Expect an explosion of solar activity in the next few years
Solar storms can bring blackouts, scrambled GPS, and beautiful auroas visible even here in Ohio
TOLEDO, Ohio (WTVG) - We’re all familiar with the ebb and flow of weather here on Earth, from the relative calm of sunny spring days to the dangerous and damaging storms of the winter and summer months. But did you know the sun also experiences seasons? Solar weather is nothing like it is here on Earth -- there’s no rain or snow -- but there are still storms, and solar scientists say we are primed to see a major increase in solar activity in the years ahead which could have effects here on Earth.

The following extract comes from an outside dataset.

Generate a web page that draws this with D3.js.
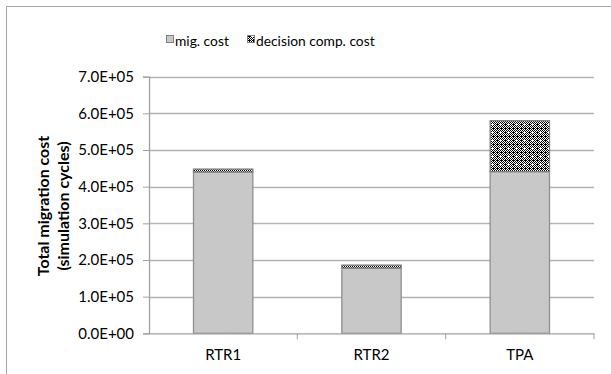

Space scientists say the number of solar flares on the sun has dropped to a decade low over the past year as we have settled into what they call a “solar minimum,” but that period is about to come to an end and outbursts of solar explosions are forecast for the future. Meteorologist Ross Ellet spent some time talking about space weather with Dan Seaton a solar scientist at the University of Colorado who works with the National Oceanic and Atmospheric Administration (NOAA). Seaton explained how the weather on the sun oscillates back and forth between seasons of calm and active periods, including frequent outbursts of solar flares and geomagnetic storms. Those storms interact with the electromagnetic field of the Earth and have the potential to create blackouts, scramble GPS signals, and cause radio communication failures.
Of course, solar activity isn’t all doom and gloom for those of us here on Earth. It can also bring beautiful sights to the Northern skies.

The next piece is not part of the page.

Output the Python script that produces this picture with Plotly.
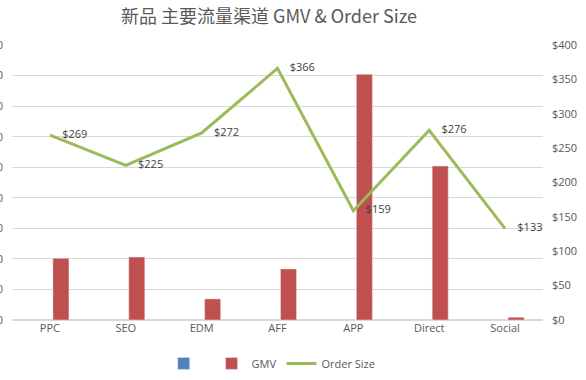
import plotly.graph_objects as go

categories = ["PPC", "SEO", "EDM", "AFF", "APP", "Direct", "Social"]
gmv = [202000, 206000, 69000, 167000, 804000, 504000, 9000]
empty_series = [None, None, None, None, None, None, None]
order_size = [269, 225, 272, 366, 159, 276, 133]
order_labels = ["$269", "$225", "$272", "$366", "$159", "$276", "$133"]

grey = "#595959"
fig = go.Figure()
fig.add_trace(go.Bar(x=categories, y=empty_series, name=" ", marker_color="#4F81BD",
                     showlegend=True))
fig.add_trace(go.Bar(x=categories, y=gmv, name="GMV", marker_color="#C0504D"))
fig.add_trace(go.Scatter(x=categories, y=order_size, name="Order Size", yaxis="y2",
                         mode="lines+markers+text", text=order_labels, textposition="middle right",
                         marker=dict(size=18, color="rgba(0,0,0,0)"),
                         textfont=dict(size=11, color="#404040"),
                         line=dict(color="#9BBB59", width=3)))

fig.update_layout(
    width=586, height=380,
    margin=dict(l=12, r=43, t=45, b=60, autoexpand=False),
    paper_bgcolor="white", plot_bgcolor="white",
    font=dict(family="Open Sans, Noto Sans CJK SC", size=11, color=grey),
    title=dict(text="新品 主要流量渠道 GMV & Order Size", x=0.459, xanchor="center",
               y=0.955, yanchor="middle",
               font=dict(family="Noto Sans CJK SC", size=18, color=grey)),
    barmode="group", bargap=0.42, bargroupgap=0.27,
    xaxis=dict(showgrid=False, showline=False, ticks="", automargin=False,
               tickfont=dict(size=11, color=grey)),
    yaxis=dict(range=[0, 900000], dtick=100000, showgrid=True, gridcolor="#D9D9D9",
               zeroline=True, zerolinecolor="#D9D9D9", tickformat=",", automargin=False,
               ticklabelstandoff=8, tickfont=dict(size=11, color=grey)),
    yaxis2=dict(range=[0, 400], dtick=50, overlaying="y", side="right", showgrid=False,
                zeroline=False, tickprefix="$", tickfont=dict(size=11, color=grey),
                ticklabelstandoff=8, automargin=False),
    legend=dict(orientation="h", x=0.49, xanchor="center", y=-0.105, yanchor="top",
                font=dict(size=11, color=grey), traceorder="normal"),
)

fig.write_html("out.html", config={"displayModeBar": False},
               post_script="document.body.style.margin='0';")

“It also affects things like expanded auroras sometimes,” explains Seaton. "When space weather activity increases, the aurora oval can expand so you see it further south. You can see it in Michigan or Ohio.”

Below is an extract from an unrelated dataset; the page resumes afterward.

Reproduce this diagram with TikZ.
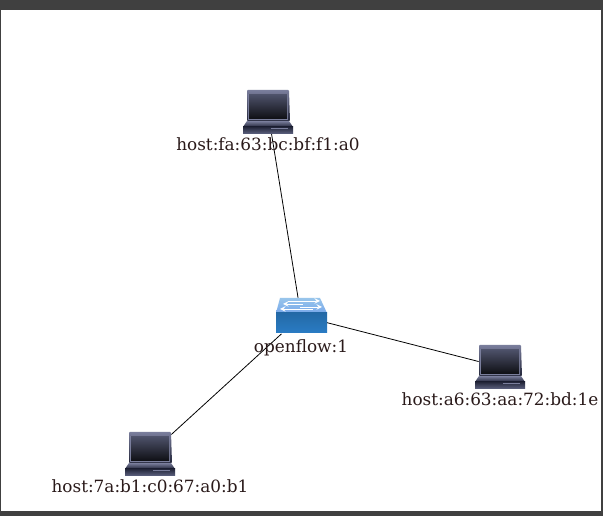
\documentclass[tikz,border=0pt]{standalone}
\usepackage{fontspec}
\usetikzlibrary{positioning}
\setmainfont{DejaVu Serif}
\definecolor{framegray}{HTML}{404040}
\definecolor{labelink}{HTML}{2A1A1A}
\definecolor{hostdark}{HTML}{23263A}
\definecolor{hostmid}{HTML}{5F6482}
\definecolor{hostlight}{HTML}{7A7E9C}
\definecolor{switchtop}{HTML}{86BBE8}
\definecolor{switchlow}{HTML}{2A7CC4}
\definecolor{switchmid}{HTML}{4A9FE2}
\begin{document}
\begin{tikzpicture}[x=0.02cm,y=-0.02cm,line join=round,font=\fontsize{9.6pt}{11pt}\selectfont,
	hostnode/.style={inner sep=0pt,minimum width=0.84cm,minimum height=0.84cm},
	switchnode/.style={inner sep=0pt,minimum width=1.02cm,minimum height=0.7cm},
	tag/.style={text=labelink,text height=7pt,text depth=2pt,inner sep=0pt},
	link/.style={draw=black,line width=0.45pt},
	flow/.style={white,line width=0.4pt,>=stealth},
	pics/hosticon/.style={code={
		\shade[top color=hostlight,bottom color=hostdark,rounded corners=0.5pt] (-21,-22)--(21,-22)--(22,9)--(-21,9)--cycle;
		\fill[hostlight] (-20,-18) rectangle (20,8);
		\shade[top color=hostmid!80!black,bottom color=black!85!hostmid] (-19,-17) rectangle (19,7);
		\shade[top color=hostlight,bottom color=hostdark] (-21,9)--(21,9)--(25,15)--(-25,15)--cycle;
		\shade[top color=hostdark,bottom color=hostmid] (-25,15) rectangle (25,22);
		\fill[hostlight] (3,16.5) rectangle (20,17.5);
	}},
	pics/switchicon/.style={code={
		\shade[top color=switchtop!85!white,bottom color=switchtop!90!blue] (-21,-18)--(19,-18)--(26,-3)--(-25,-3)--cycle;
		\shade[top color=switchlow!85!black,middle color=switchmid,bottom color=switchlow] (-25,-3) rectangle (26,17);
		\draw[flow,->] (-13,-15)--(19,-15);
		\draw[flow,<-] (-18,-12)--(2,-12);
		\draw[flow,->] (-1,-9)--(21,-9);
		\draw[flow,<-] (-21,-7)--(12,-7);
	}}]
	\useasboundingbox (0,0) rectangle (603,516);
	\fill[framegray] (0,0) rectangle (603,516);
	\fill[white] (1,10) rectangle (601,511);
	\node[hostnode] (hosttop) at (268,112){};
	\node[hostnode] (hostright) at (500,367){};
	\node[hostnode] (hostleft) at (150,454){};
	\node[switchnode] (switch) at (301,316){};
	\draw[link] (hosttop)--(switch);
	\draw[link] (switch)--(hostright);
	\draw[link] (switch)--(hostleft);
	\pic at (hosttop.center) {hosticon};
	\pic at (hostright.center) {hosticon};
	\pic at (hostleft.center) {hosticon};
	\pic at (switch.center) {switchicon};
	\node[tag,below=0.1cm of hosttop] (tagtop){host:fa:63:bc:bf:f1:a0};
	\node[tag,below=0.1cm of hostright] (tagright){host:a6:63:aa:72:bd:1e};
	\node[tag,below=0.1cm of hostleft] (tagleft){host:7a:b1:c0:67:a0:b1};
	\node[tag,below=0.12cm of switch] (tagswitch){openflow:1};
\end{tikzpicture}
\end{document}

Right now, we are in a season of calm, but the solar cycle is expected to buzz with increased activity as soon as late next year. The sun’s stormy season will peak around 2025. Normally, each solar cycle brings a least a couple of these powerful solar storms with the Northern Lights visible from the lower Great Lakes. While this can happen any time during a solar cycle, the odds will increase as we approach the years around 2023-2026.